TPS Eastern Africa PLC, the company that operates Serena Hotels has issued a profit warning for the financial year ending December 31, 2025
In an announcement dated November 26, the Company said its Profit After Tax is projected to fall by more than 25 percent compared to 2024.
TPS Eastern Africa PLC attributed the anticipated decline to unrealized foreign exchange gains recognized in 2024 from the revaluation of foreign currency-denominated loans and lease liabilities, gains that are not expected to recur this year.
“The projected decline in Profit After Tax is primarily attributable to the significant unrealized foreign exchange gains recognized in 2024 on revaluation of foreign currency-denominated loans and lease liabilities, which is not expected to recur in the current year,” read part of the statement.
Serena Hotels Profit Set to Fall as Bookings Decline
The Company added that regional insecurity and subsequent travel advisories led to booking cancellations across its hospitality establishments, further weighing down performance.
The East African region remains volatile, with most countries confronting rising cases of violence. For instance, in 2024, Gen Z protests in Kenya caused an economic shutdown.
Consequently, the West issued advisories, asking citizens not to travel to Nairobi.
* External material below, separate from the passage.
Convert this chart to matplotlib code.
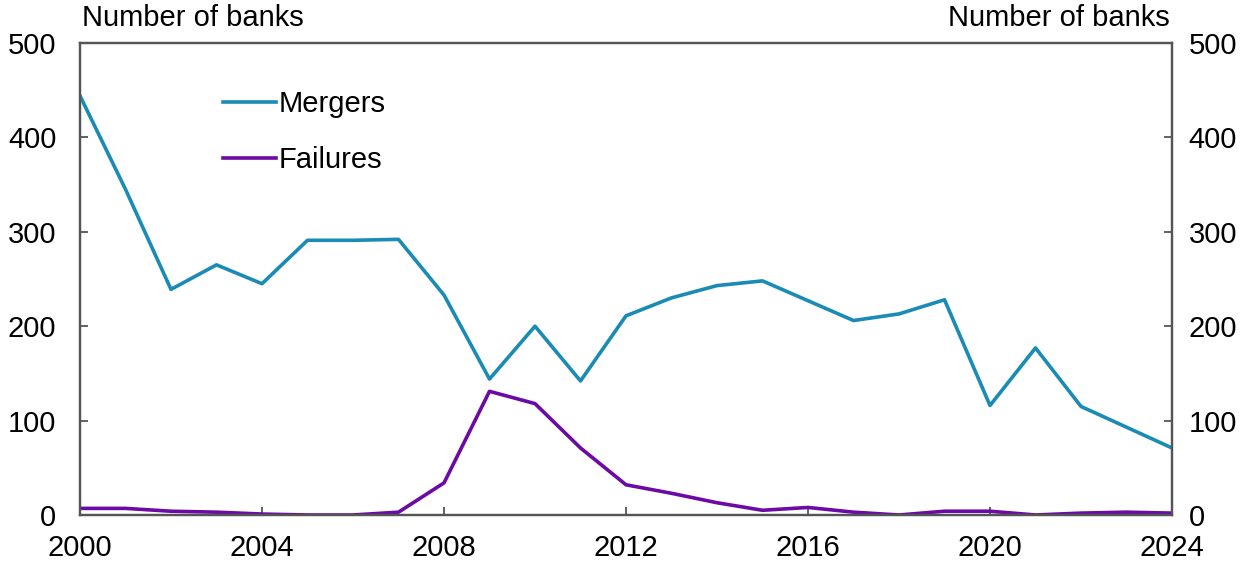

Tanzania, Uganda, and the DR,C where TPS East Africa runs Serena Hotels, have also experienced unrest hitting the hospitality sector.
Increased provisions for outstanding receivables under International Financial Reporting Standard 9 (IFRS 9) also forced a downward revision of the Company’s business projections.
These combined factors are likely to contribute to the shortfall, the Company stated, noting that full financial details will be released with the audited results for 2025.
“These include the impact of the security situation in the region, coupled with travel advisories, which led to booking cancellations and increased provisions on outstanding receivables under IFRS 9, necessitating revision of business projections,” read part of the statement.
Also Read: Who Owns Serena Hotels, Safari Lodges & Resorts
Despite the shortfall, TPS said it is implementing measures to protect shareholder value, including strengthening its market position, upgrading products, enhancing guest experiences, and adopting new technologies.
The Board and Management maintained confidence in the Company’s long-term strategy and operational resilience.
“The Board and Management remain confident in the Company’s long-term strategy, financial stability and operational resilience,” ended the statement.
Also Read: American Hotel Giant to Open 3 Hotels in Kenya in Its Expansion to Africa
TPS Eastern Africa Reports Ksh16 Million Loss in H1 2025
TPS Eastern Africa Plc posted a Ksh16 million after-tax loss for the six months ended June 30, 2025, reversing a Ksh696 million profit reported over the same period last year.
The performance was weighed down by a 10.5 percent drop in revenue to Ksh4.055 billion and had the absence of the substantial foreign exchange gains recorded in 2024.
The company also reported a Ksh5.6 million share-of-loss from associates, compared to a Ksh29.5 million profit that was posted last year.
Total assets decreased 1.3% year-on-year to Ksh19.923 billion, while equity fell 1.9% to Ksh11.320 billion.
Despite the first-half challenges, TPS expressed optimism for a stronger second half, supported by the peak tourism season and improving market conditions.
On August 6, the company relaunched its Prestige Club loyalty programme and mobile app, introducing enhanced benefits for members across its properties.